No segmento de passageiros, a penetração da indústria brasileira é igualmente oscilante, já que os únicos compradores (cujos investimentos têm sido pouco expressivos) são empresas de metrô e de trens de subúrbio – as linhas de longo percurso remanescentes foram todas fechadas durante o processo de concessão. Em 1993, as fabricantes do setor exportaram 127 dos 147 carros produzidos, mas passaram os anos seguintes sem vender para o exterior, por conta da crise da Mafersa, que era a principal empresa do segmento e naufragou tentando suprir as parcas encomendas do mercado interno. Apenas quando a Alstom reativou as instalações da companhia, na virada do ano 2000, o Brasil voltou a exportar carros para passageiros. Foram 168 "caixas" (carros sem motor) no ano passado. As perspectivas estão um pouco melhores daqui para a frente. O metrô de São Paulo e o do Rio de Janeiro estão finalmente tirando do papel antigos planos de expansão, e a empresa fechou ótimos contratos com o metrô de Nova York (EUA) – 660 carros, ao preço de quase US$ 1 milhão – e o de Santiago, no Chile, para o qual fornecerá carros e equipamentos diversos. "É a prova de que capacitação não nos falta, o que não temos é uma política global de transportes públicos no Brasil", diz Carlos Alberto Cardoso Almeida, diretor-geral de transportes da Alstom.

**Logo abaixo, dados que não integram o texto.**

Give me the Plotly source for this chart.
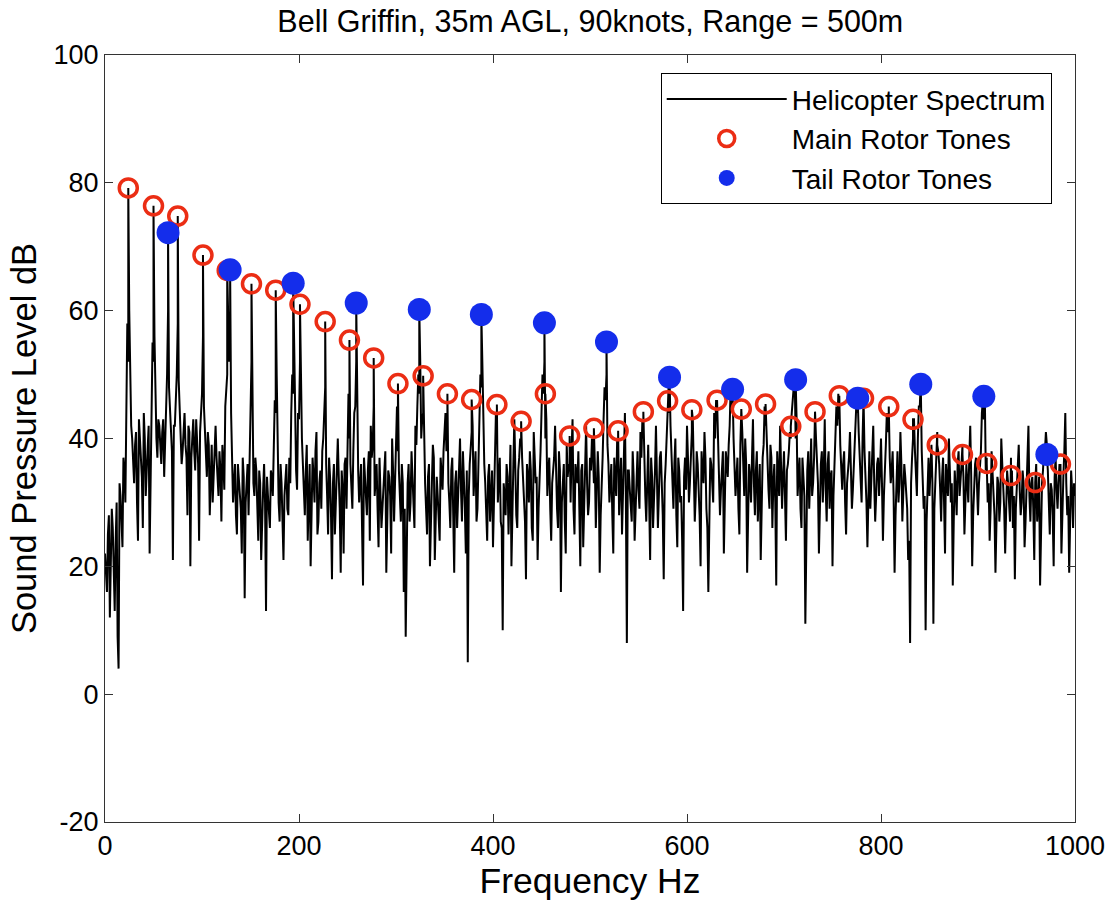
import numpy as np
import plotly.graph_objects as go

# ---------------- data ----------------
# Main rotor tones: frequency (Hz) and level (dB)
main_freq = [24, 50, 75, 101, 126, 151, 176, 201, 227, 252, 277, 302, 328, 353,
             378, 404, 429, 454, 479, 504, 529, 555, 580, 605, 631, 656, 681,
             707, 732, 757, 782, 808, 833, 858, 884, 909, 934, 959, 985]
main_db = [79.2, 76.4, 74.8, 68.7, 66.3, 64.2, 63.2, 61.0, 58.3, 55.4, 52.6,
           48.6, 49.8, 47.0, 46.1, 45.3, 42.7, 47.0, 40.4, 41.6, 41.2, 44.2,
           45.9, 44.5, 46.0, 44.6, 45.4, 41.9, 44.2, 46.7, 46.3, 45.0, 43.0,
           39.0, 37.5, 36.1, 34.2, 33.1, 36.0]

# Tail rotor tones
tail_freq = [65, 129, 194, 259, 324, 388, 453, 517, 582, 647, 712, 776, 841, 906, 971]
tail_db = [72.2, 66.4, 64.3, 61.2, 60.2, 59.4, 58.1, 55.1, 49.6, 47.7, 49.2,
           46.3, 48.5, 46.6, 37.5]

# Broadband spectrum (dB) on even-Hz bins 0, 2, ..., 1000
spec_db_even = [
    22, 16, 28, 19, 26, 13, 30, 4, 31, 23, 35, 45, 52, 47, 40, 33, 41, 24, 39, 34, 44, 31, 38, 22, 46,
    52, 44, 37, 42, 36, 43, 39, 50, 48, 40, 21, 42, 50, 49, 41, 38, 44, 37, 42, 20, 40, 38, 43, 36, 41,
    47, 45, 37, 41, 28, 39, 34, 42, 33, 38, 27, 36, 45, 50, 52, 44, 30, 36, 25, 34, 29, 37, 15, 33, 28,
    45, 40, 31, 35, 24, 33, 28, 36, 13, 31, 26, 34, 40, 44, 35, 27, 33, 21, 34, 29, 37, 44, 47, 39, 32,
    43, 45, 36, 28, 39, 33, 20, 37, 30, 41, 27, 35, 38, 44, 36, 25, 34, 18, 36, 31, 40, 29, 35, 22, 37,
    42, 40, 32, 38, 45, 41, 30, 36, 17, 34, 28, 38, 42, 39, 31, 36, 23, 33, 29, 37, 19, 35, 31, 40, 27,
    41, 38, 30, 36, 16, 9, 33, 27, 38, 31, 42, 45, 47, 40, 44, 33, 25, 36, 30, 39, 21, 34, 28, 37, 32,
    41, 38, 33, 26, 37, 19, 35, 30, 40, 27, 34, 22, 5, 36, 41, 31, 38, 29, 44, 48, 39, 33, 24, 36, 30,
    23, 37, 42, 34, 27, 10, 31, 36, 25, 39, 32, 43, 28, 35, 40, 37, 29, 18, 34, 38, 26, 41, 33, 21, 36,
    44, 47, 40, 31, 37, 24, 35, 42, 29, 38, 16, 33, 27, 39, 36, 30, 43, 25, 34, 38, 20, 36, 31, 42, 28,
    37, 40, 33, 26, 38, 19, 35, 43, 46, 39, 30, 36, 22, 34, 40, 28, 37, 31, 44, 8, 35, 29, 38, 24, 36,
    32, 41, 43, 35, 27, 39, 21, 34, 30, 42, 26, 37, 33, 18, 36, 45, 44, 38, 29, 40, 23, 35, 31, 13, 37,
    42, 30, 36, 43, 27, 38, 33, 20, 35, 41, 29, 16, 37, 32, 44, 46, 39, 28, 36, 22, 38, 34, 42, 45, 40,
    31, 37, 25, 44, 35, 40, 19, 36, 30, 43, 28, 38, 33, 21, 37, 45, 41, 32, 39, 26, 36, 17, 34, 42, 29,
    38, 24, 36, 41, 44, 47, 40, 31, 37, 26, 34, 11, 35, 29, 40, 33, 42, 37, 22, 36, 30, 43, 27, 38, 34,
    20, 37, 45, 47, 39, 32, 38, 25, 35, 41, 29, 36, 45, 44, 37, 30, 46, 35, 23, 38, 33, 42, 27, 36, 31,
    40, 24, 37, 44, 42, 33, 38, 19, 35, 30, 41, 27, 36, 32, 21, 8, 37, 43, 34, 40, 45, 38, 29, 10, 34,
    31, 39, 11, 33, 41, 36, 27, 37, 22, 34, 40, 30, 17, 35, 28, 38, 33, 39, 25, 36, 30, 42, 20, 33, 37,
    28, 36, 44, 43, 35, 30, 24, 38, 31, 19, 34, 27, 40, 33, 22, 35, 29, 37, 26, 18, 33, 39, 28, 35, 23,
    32, 42, 27, 34, 21, 36, 30, 17, 33, 38, 41, 35, 25, 32, 20, 37, 29, 36, 22, 34, 44, 28, 19, 35, 26,
    31,
]

# Broadband spectrum (dB) on odd-Hz bins 1, 3, ..., 999
spec_db_odd = [
    19, 25, 12, 29, 17, 24, 9, 33, 27, 37, 30, 58, 60, 42, 36, 39, 30, 43, 36, 26, 40, 35, 42, 33, 55,
    56, 40, 43, 38, 41, 34, 44, 60, 45, 38, 42, 46, 58, 44, 36, 42, 39, 28, 41, 37, 43, 35, 40, 24, 44,
    56, 41, 34, 39, 36, 30, 40, 37, 31, 35, 39, 32, 48, 58, 55, 38, 33, 28, 36, 31, 22, 34, 30, 36, 38,
    52, 33, 37, 29, 35, 21, 32, 30, 34, 27, 35, 31, 46, 50, 30, 36, 25, 31, 36, 28, 33, 50, 55, 35, 44,
    52, 40, 31, 35, 24, 36, 30, 34, 38, 25, 33, 29, 40, 48, 31, 37, 28, 33, 25, 38, 34, 19, 32, 36, 29,
    47, 36, 29, 44, 52, 35, 33, 26, 37, 31, 35, 24, 37, 45, 34, 29, 37, 26, 33, 38, 27, 34, 22, 35, 33,
    45, 35, 27, 33, 29, 24, 36, 30, 34, 26, 39, 50, 52, 43, 37, 29, 34, 20, 33, 37, 28, 31, 24, 35, 38,
    44, 42, 30, 35, 28, 33, 26, 36, 32, 38, 29, 35, 31, 38, 42, 35, 27, 36, 50, 52, 36, 29, 34, 27, 35,
    32, 44, 30, 37, 26, 33, 28, 34, 31, 20, 36, 33, 26, 37, 39, 33, 27, 36, 30, 35, 24, 37, 34, 29, 38,
    50, 52, 43, 35, 29, 33, 37, 32, 26, 35, 30, 36, 22, 34, 35, 38, 29, 36, 33, 27, 35, 23, 38, 33, 30,
    35, 38, 36, 31, 34, 28, 37, 48, 50, 36, 33, 28, 37, 31, 36, 33, 25, 38, 30, 35, 32, 27, 34, 29, 38,
    29, 37, 40, 31, 35, 30, 37, 26, 35, 33, 31, 38, 28, 33, 40, 48, 42, 33, 36, 28, 37, 30, 24, 34, 32,
    37, 33, 41, 35, 31, 36, 28, 38, 33, 37, 26, 33, 36, 30, 40, 43, 34, 32, 38, 29, 36, 39, 48, 49, 35,
    34, 29, 39, 41, 31, 36, 27, 34, 37, 33, 35, 27, 36, 31, 39, 42, 35, 29, 37, 33, 30, 38, 31, 36, 34,
    31, 35, 38, 40, 46, 50, 43, 34, 29, 37, 31, 27, 38, 34, 31, 37, 40, 33, 30, 38, 35, 32, 36, 29, 35,
    31, 40, 42, 43, 35, 36, 30, 33, 37, 34, 32, 40, 47, 41, 33, 40, 38, 30, 35, 29, 38, 33, 31, 37, 35,
    33, 31, 39, 41, 37, 35, 31, 28, 38, 33, 36, 31, 34, 29, 24, 33, 40, 38, 31, 45, 49, 34, 31, 27, 37,
    35, 33, 29, 37, 38, 32, 34, 30, 36, 31, 35, 33, 27, 32, 36, 31, 36, 34, 30, 33, 37, 34, 28, 36, 32,
    33, 38, 46, 47, 37, 33, 29, 34, 28, 31, 33, 30, 36, 29, 31, 33, 27, 35, 31, 29, 35, 32, 30, 33, 27,
    35, 31, 33, 29, 33, 27, 34, 30, 35, 38, 39, 31, 33, 28, 34, 32, 33, 35, 30, 38, 33, 31, 27, 32, 33,
]

title_text = "Bell Griffin, 35m AGL, 90knots, Range = 500m"
x_title = "Frequency Hz"
y_title = "Sound Pressure Level dB"
x_ticks = [0, 200, 400, 600, 800, 1000]
y_ticks = [-20, 0, 20, 40, 60, 80, 100]
y_tick_text = ["-20", "0", "20", "40", "60", "80", "100"]

# ---------------- build spectrum (noise bins + tone peaks) ----------------
pts = [(2 * i, v) for i, v in enumerate(spec_db_even)]
pts += [(2 * i + 1, v) for i, v in enumerate(spec_db_odd)]
pts += list(zip(main_freq, main_db)) + list(zip(tail_freq, tail_db))
pts.sort(key=lambda p: p[0])
sx = [p[0] for p in pts]
sy = [p[1] for p in pts]

FONT = "Liberation Sans, Arial, Helvetica, sans-serif"
RED = "rgb(235,45,20)"
BLUE = "rgb(20,45,235)"

fig = go.Figure()
fig.add_trace(go.Scatter(
    x=sx, y=sy, mode="lines", name="Helicopter Spectrum",
    line=dict(color="black", width=2), legendrank=1,
))
fig.add_trace(go.Scatter(
    x=main_freq, y=main_db, mode="markers", name="Main Rotor Tones",
    marker=dict(symbol="circle-open", size=18, color=RED, line=dict(width=3.5, color=RED)),
    legendrank=2,
))
fig.add_trace(go.Scatter(
    x=tail_freq, y=tail_db, mode="markers", name="Tail Rotor Tones",
    marker=dict(symbol="circle", size=23, color=BLUE, line=dict(width=0)),
    legendrank=3,
))

axis_common = dict(
    showline=True, linecolor="#333", linewidth=1, mirror="ticks",
    ticks="inside", ticklen=8, tickcolor="#333", showgrid=False, zeroline=False,
    tickfont=dict(family=FONT, size=27, color="black"),
)

fig.update_layout(
    width=1118, height=906,
    margin=dict(l=105, r=43, t=55, b=84),
    paper_bgcolor="white", plot_bgcolor="white",
    title=dict(text=title_text, x=0.528, xanchor="center", y=0.977, yanchor="middle",
               font=dict(family=FONT, size=30.5, color="black")),
    xaxis=dict(range=[0, 1000], tickvals=x_ticks,
               title=dict(text=x_title, font=dict(family=FONT, size=35.5, color="black"), standoff=4),
               **axis_common),
    yaxis=dict(range=[-20, 100], tickvals=y_ticks, ticktext=y_tick_text,
               title=dict(text=y_title, font=dict(family=FONT, size=34.5, color="black"), standoff=6),
               automargin=False,
               **axis_common),
    legend=dict(x=0.976, xanchor="right", y=0.976, yanchor="top",
                bgcolor="white", bordercolor="black", borderwidth=1,
                font=dict(family=FONT, size=28, color="black"),
                itemwidth=120, tracegroupgap=0),
    showlegend=True,
)

fig.write_html("out.html")
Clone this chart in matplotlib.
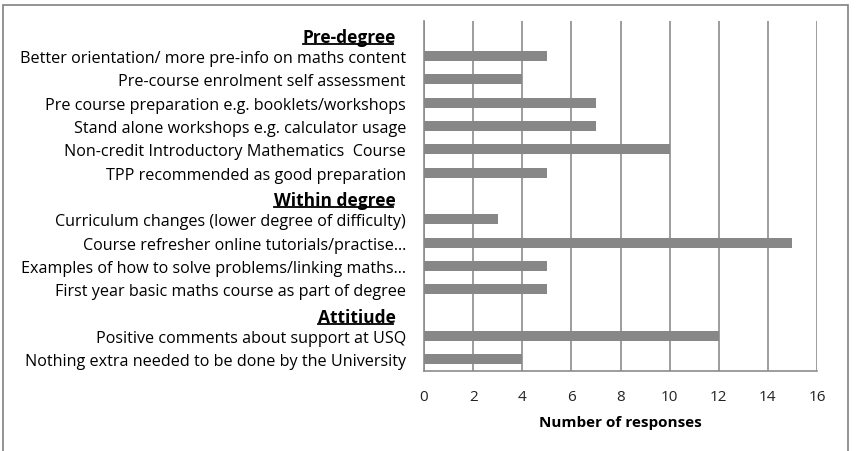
import matplotlib
matplotlib.use("Agg")
import matplotlib.pyplot as plt
from matplotlib.lines import Line2D
from matplotlib.patches import Rectangle
from matplotlib.transforms import ScaledTranslation

plt.rcParams['font.family'] = ['Open Sans', 'DejaVu Sans']

# rows from top to bottom; None marks a section header row
labels = ["Pre-degree",
          "Better orientation/ more pre-info on maths content",
          "Pre-course enrolment self assessment",
          "Pre course preparation e.g. booklets/workshops",
          "Stand alone workshops e.g. calculator usage",
          "Non-credit Introductory Mathematics  Course",
          "TPP recommended as good preparation",
          "Within degree",
          "Curriculum changes (lower degree of difficulty)",
          "Course refresher online tutorials/practise...",
          "Examples of how to solve problems/linking maths...",
          "First year basic maths course as part of degree",
          "Attitiude",
          "Positive comments about support at USQ",
          "Nothing extra needed to be done by the University"]
values = [None, 5, 4, 7, 7, 10, 5, None, 3, 15, 5, 5, None, 12, 4]
headers = ["Pre-degree", "Within degree", "Attitiude"]
xticks = [0, 2, 4, 6, 8, 10, 12, 14, 16]

fig = plt.figure(figsize=(8.57, 4.52), dpi=100)
ax = fig.add_axes([424/857, 1 - 372/452, 393/857, 350/452])

ypos = list(range(len(labels)))
bar_y = [y for y, v in zip(ypos, values) if v is not None]
bar_v = [v for v in values if v is not None]
ax.barh(bar_y, bar_v, height=0.42, color='#878787', zorder=3)

ax.set_ylim(len(labels) - 0.5, -0.5)
ax.set_xlim(0, 16)
ax.set_xticks(xticks)
ax.set_yticks(ypos)
ax.set_yticklabels(labels, fontsize=11.6)
ax.tick_params(axis='y', length=0, pad=13)
ax.tick_params(axis='x', length=0, pad=13, labelsize=11, colors='#222222')
ax.xaxis.grid(True, color='#8c8c8c', lw=1.2, zorder=0)
for s in ['top', 'right']:
    ax.spines[s].set_visible(False)
for s in ['left', 'bottom']:
    ax.spines[s].set_color('#8c8c8c')
    ax.spines[s].set_linewidth(1.2)
ax.set_xlabel("Number of responses", fontsize=11, fontweight='bold', labelpad=8)

shift = ScaledTranslation(-10/100, -2.5/100, fig.dpi_scale_trans)
for lab in ax.get_yticklabels():
    if lab.get_text() in headers:
        lab.set_fontweight('bold')
        lab.set_fontsize(12.5)
        lab.set_transform(lab.get_transform() + shift)

# underline the section headers
fig.canvas.draw()
r = fig.canvas.get_renderer()
inv = fig.transFigure.inverted()
for lab in ax.get_yticklabels():
    if lab.get_text() in headers:
        bb = lab.get_window_extent(r).transformed(inv)
        fig.add_artist(Line2D([bb.x0, bb.x1 - 0.004], [bb.y0 + 0.005, bb.y0 + 0.005],
                              transform=fig.transFigure, color='black', lw=1.3))

# chart border
fig.add_artist(Rectangle((3/857, -0.1), 845/857, 1.1 - 6/452, transform=fig.transFigure,
                         fill=False, edgecolor='#808080', lw=1.2))

fig.savefig("out.png", dpi=100)
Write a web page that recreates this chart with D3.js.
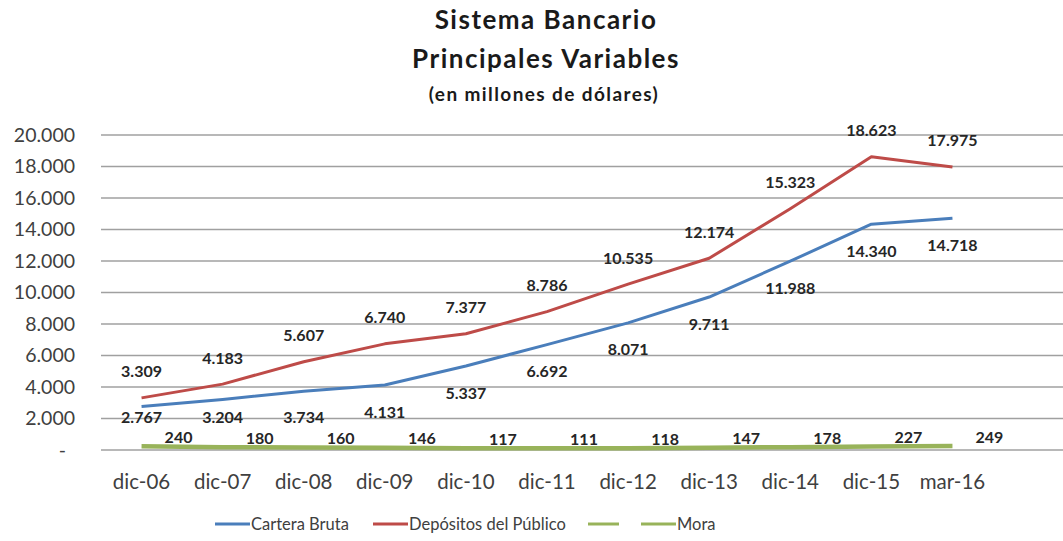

Mas quem deverá realmente sair ganhando nesse provável novo ciclo de investimentos ferroviários são as fabricantes de equipamentos e material de suporte, já que podem atender tanto o setor de cargas como o de passageiros. Bem mais dependentes do mercado interno do que as montadoras, essas empresas, compreensivelmente, não vêem a hora de os planos serem tirados do papel. "Ficamos um bom período fornecendo apenas peças para reposição. Felizmente, esse tempo parece ter passado", declara Roberto Mattiello, gerente comercial da SAB Wabco, produtora de freios ferroviários que é fruto da fusão de duas tradicionais companhias do segmento, a paulista Fresimbra e a fluminense Suecobrás. Confiante também está Massimo Giavina, presidente da T’Trans, uma das maiores fornecedoras de sistemas ferroviários do país e uma importante fabricante de vagões. "Estamos com nossas linhas de montagem em ponto de bala, apenas à espera de encomendas. Que elas venham logo", diz o executivo. É o que certamente todo o setor espera.